Building ST2 in Travis

However, some of our "build" (eg: CI) commands involve installing packages, but do not involve pip. We run python setup.py develop and python setup.py install in a few different parts of the `Makefile:

All of these commands don't rely on pip to install packages, they rely on setuptools to do so itself. However, the problem comes in when...

The problem

setuptools < 42 doesn't support requires_python keyword argument

The setuptools project added support for requires_python in version 42.0.0.

This means that when we pin setuptools to a specific version, we are guaranteeing that, when transitive dependencies of ST2 start relying on features of more modern versions of our tools, we will miss out on those changes, and our transitive dependencies will break our build.

Problems with other solutions

There are some potential workarounds.

Pin transitive dependency versions

We could pin the versions of the futurist and configparser to versions that still support Python 2. This would ensure that both older versions of pip and setuptools do not break the Python 2.7 build.

However, this approach is not scalable. We would have to track layers upon layers of dependencies, even though we do not directly depend on or import those packages. Furthermore, this problem is only going to get worse and worse as more and more projects drop support for Python 2.7. Each one will cause a build failure for us, and we will have to troubleshoot, solve, test, review, merge, and test every time that happens. This is not a good use of anybody's time.

Use pip-compile (from pip-tools) to catch dependency conflicts

As implemented in StackStorm/st2#4895, we now use pip-compile to check for dependency version conflicts across our entire installation. The output of pip-compile is much more complete and explicit than the previous output of pipconflictchecker.

But this solution only checks that our dependencies don't conflict. Our setuptools commands will continue to try to install dependencies that are Python 3-only, even in our Python 2.7 tests.

The proposal

The only workable solution was to update setuptools to version 42.0.0 (or later). Now, both pip and setuptools respected project's requires_python field, and when run in Python 2.7 environments, only try to install packages that denote compatibility with that version of Python.

However, pinning setuptools, or pip as well, to a specific version just creates the same situation in the future. If there is some other feature that is introduced to pip or setuptools, and any of our transitive dependencies start using that feature before we can update our build to rely on up-to-date versions of pip and setuptools, those changes will again cause our builds to fail.

Instead of pinning pip and setuptools to specific versions during the build, I propose that we instead only specify their known minimum versions. Specifying pip >= 9.0and setuptools >= 42.0.0 would ensure that whatever version of pip is installed at least supports Requires-Python. As pip and setuptools release new versions that support new features, our builds would automatically incorporate those versions in, and our transitive dependencies could use those features as soon as they were released without breaking our build.

Potential drawbacks

So what if pip or setuptools release versions that break things?
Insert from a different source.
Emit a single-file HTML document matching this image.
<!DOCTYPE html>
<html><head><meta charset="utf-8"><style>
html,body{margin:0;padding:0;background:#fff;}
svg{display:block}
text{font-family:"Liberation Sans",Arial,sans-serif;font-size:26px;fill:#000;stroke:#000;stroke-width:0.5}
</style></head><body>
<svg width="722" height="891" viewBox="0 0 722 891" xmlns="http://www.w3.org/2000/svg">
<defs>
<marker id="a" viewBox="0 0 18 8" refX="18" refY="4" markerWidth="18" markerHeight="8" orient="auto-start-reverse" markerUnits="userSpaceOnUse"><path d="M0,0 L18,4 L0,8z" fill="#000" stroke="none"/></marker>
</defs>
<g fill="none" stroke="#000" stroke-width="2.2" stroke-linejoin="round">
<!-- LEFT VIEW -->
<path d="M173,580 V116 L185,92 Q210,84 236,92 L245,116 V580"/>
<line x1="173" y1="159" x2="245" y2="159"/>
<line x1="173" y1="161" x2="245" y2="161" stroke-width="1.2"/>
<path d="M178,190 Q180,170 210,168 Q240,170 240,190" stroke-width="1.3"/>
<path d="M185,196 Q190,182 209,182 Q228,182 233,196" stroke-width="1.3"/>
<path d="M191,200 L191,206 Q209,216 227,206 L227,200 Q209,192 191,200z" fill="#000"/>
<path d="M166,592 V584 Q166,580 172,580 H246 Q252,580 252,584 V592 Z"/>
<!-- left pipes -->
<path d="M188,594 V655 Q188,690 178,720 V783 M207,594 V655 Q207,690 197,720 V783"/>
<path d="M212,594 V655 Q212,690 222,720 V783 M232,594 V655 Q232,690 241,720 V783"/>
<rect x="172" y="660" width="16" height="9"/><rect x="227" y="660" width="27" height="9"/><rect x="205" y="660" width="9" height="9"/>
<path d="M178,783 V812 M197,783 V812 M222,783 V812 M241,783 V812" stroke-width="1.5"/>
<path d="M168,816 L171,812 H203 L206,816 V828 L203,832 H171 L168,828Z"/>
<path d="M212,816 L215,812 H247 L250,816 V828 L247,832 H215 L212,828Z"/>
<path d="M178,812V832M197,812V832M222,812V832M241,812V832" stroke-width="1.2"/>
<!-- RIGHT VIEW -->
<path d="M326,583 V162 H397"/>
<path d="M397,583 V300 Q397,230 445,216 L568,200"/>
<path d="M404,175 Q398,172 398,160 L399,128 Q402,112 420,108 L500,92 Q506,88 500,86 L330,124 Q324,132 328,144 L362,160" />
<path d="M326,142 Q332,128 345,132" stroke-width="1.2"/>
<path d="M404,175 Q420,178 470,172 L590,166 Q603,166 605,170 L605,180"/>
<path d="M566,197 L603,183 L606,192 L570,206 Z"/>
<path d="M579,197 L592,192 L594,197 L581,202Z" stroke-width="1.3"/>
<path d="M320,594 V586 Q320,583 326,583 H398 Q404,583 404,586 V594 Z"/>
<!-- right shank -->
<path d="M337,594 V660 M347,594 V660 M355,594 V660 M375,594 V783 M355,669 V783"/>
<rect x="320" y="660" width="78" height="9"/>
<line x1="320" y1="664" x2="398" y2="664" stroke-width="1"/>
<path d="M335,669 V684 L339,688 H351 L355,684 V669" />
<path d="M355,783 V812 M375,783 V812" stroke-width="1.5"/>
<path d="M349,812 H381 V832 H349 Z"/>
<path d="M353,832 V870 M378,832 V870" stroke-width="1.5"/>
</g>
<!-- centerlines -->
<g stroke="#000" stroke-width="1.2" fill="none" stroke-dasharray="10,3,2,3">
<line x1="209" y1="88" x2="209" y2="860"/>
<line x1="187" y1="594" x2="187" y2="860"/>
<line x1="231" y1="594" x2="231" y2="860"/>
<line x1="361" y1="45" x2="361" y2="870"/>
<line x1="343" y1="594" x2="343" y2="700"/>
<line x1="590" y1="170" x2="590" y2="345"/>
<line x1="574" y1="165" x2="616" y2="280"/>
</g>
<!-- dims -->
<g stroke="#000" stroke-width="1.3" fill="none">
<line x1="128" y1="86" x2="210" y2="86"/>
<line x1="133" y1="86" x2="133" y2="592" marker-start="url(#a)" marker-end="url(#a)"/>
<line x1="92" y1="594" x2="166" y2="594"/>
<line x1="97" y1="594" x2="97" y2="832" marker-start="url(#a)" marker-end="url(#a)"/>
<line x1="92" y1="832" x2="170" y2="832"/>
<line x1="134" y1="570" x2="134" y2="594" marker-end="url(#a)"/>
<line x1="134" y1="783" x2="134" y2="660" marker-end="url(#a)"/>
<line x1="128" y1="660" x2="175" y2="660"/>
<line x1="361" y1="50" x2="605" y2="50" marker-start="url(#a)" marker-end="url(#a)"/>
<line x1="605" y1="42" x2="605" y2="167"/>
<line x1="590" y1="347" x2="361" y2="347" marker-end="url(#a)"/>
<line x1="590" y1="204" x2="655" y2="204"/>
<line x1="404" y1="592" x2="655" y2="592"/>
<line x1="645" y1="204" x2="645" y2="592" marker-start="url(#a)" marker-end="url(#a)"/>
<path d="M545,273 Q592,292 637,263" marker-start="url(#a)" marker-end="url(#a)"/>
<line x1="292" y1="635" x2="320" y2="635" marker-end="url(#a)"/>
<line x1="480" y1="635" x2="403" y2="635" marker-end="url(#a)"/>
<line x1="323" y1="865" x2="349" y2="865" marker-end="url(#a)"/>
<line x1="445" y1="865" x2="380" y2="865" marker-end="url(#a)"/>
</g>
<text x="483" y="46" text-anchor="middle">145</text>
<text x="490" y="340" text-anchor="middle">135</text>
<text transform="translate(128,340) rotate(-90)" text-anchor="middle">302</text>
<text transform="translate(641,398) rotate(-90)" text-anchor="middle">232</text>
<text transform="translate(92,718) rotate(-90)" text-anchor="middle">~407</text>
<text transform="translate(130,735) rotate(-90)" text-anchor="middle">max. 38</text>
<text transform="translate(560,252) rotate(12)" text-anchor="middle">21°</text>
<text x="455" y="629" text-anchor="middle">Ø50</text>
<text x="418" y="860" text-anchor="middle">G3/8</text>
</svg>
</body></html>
That's a valid concern, and it's something that has happened in the past, and it has also - wait for it - broken our build.

But I think pip and setuptools are used by nearly every single project that they have a pretty good test infrastructure, and excellent canaries if they do inadvertently release anything that isn't backwards compatible.

This isn't the only way for updates to break our stuff. We used to rely on the internals of pip being available at build time to parse requirements.txt files:

GET_PIP = 'curl https://bootstrap.pypa.io/get-pip.py | python'

try:
    import pip
    from pip import __version__ as pip_version
except ImportError as e:
    print('Failed to import pip: %s' % (text_type(e)))
    print('')
    print('Download pip:\n%s' % (GET_PIP))
    sys.exit(1)

try:
    # pip < 10.0
    from pip.req import parse_requirements
except ImportError:
    # pip >= 10.0

    try:
        from pip._internal.req.req_file import parse_requirements
    except ImportError as e:
        print('Failed to import parse_requirements from pip: %s' % (text_type(e)))
        print('Using pip: %s' % (str(pip_version)))
        sys.exit(1)

Previous workaround

However, that must have broken when pip updated, because we I assume that's why we now parse requirements.txt files ourselves:

    with open(requirements_file_path, 'r') as fp:
        for line in fp.readlines():
            line = line.strip()

            if line.startswith('#') or not line:
                continue

            link, req_name = _get_link(line=line)

            if link:
                links.append(link)
            else:
                req_name = line

                if ';' in req_name:
                    req_name = req_name.split(';')[0].strip()  # <-- new code to support environment markers

            reqs.append(req_name)

Problems with the workaround

But note that parsing requirements.txt files ourselves also didn't work when I tried to use environment markers in requirements.txt files:

singledispatch ; python_version < 3.4

I think that this is one reason why we think we have to specify a specific version of pip: because we import from the private module pip._internals.

A better way

But we can actually refactor fetch_requirements to use the packaging library to parse requirements.txt lines. Doing so would have automatically helped us parse environment markers instead of doing it ourselves (which, even with my improvement, is still brittle code that probably still has bugs).

Not so fast...

However, the dist_utils.py file also comes with an ominous note:

# NOTE: This script can't rely on any 3rd party dependency so we need to use this code here

There is no further definitive explanation for that note that I have been able to find. However, my current working theory is that when that code is being run, the virtualenv has been created and activated, but third party dependencies have not yet been installed via pip or setuptools, so all imports from third party packages will fail. We need a way to install dependencies during "build" time...

Using setuptools properly

After a little digging, I found that setuptools supports specifying build-time dependencies in the setup_requires keyword argument to setup() (copying and pasting here since there isn't an anchor to that section on the linked page):

setup_requires

A string or list of strings specifying what other distributions need to be present in order for the setup script to run.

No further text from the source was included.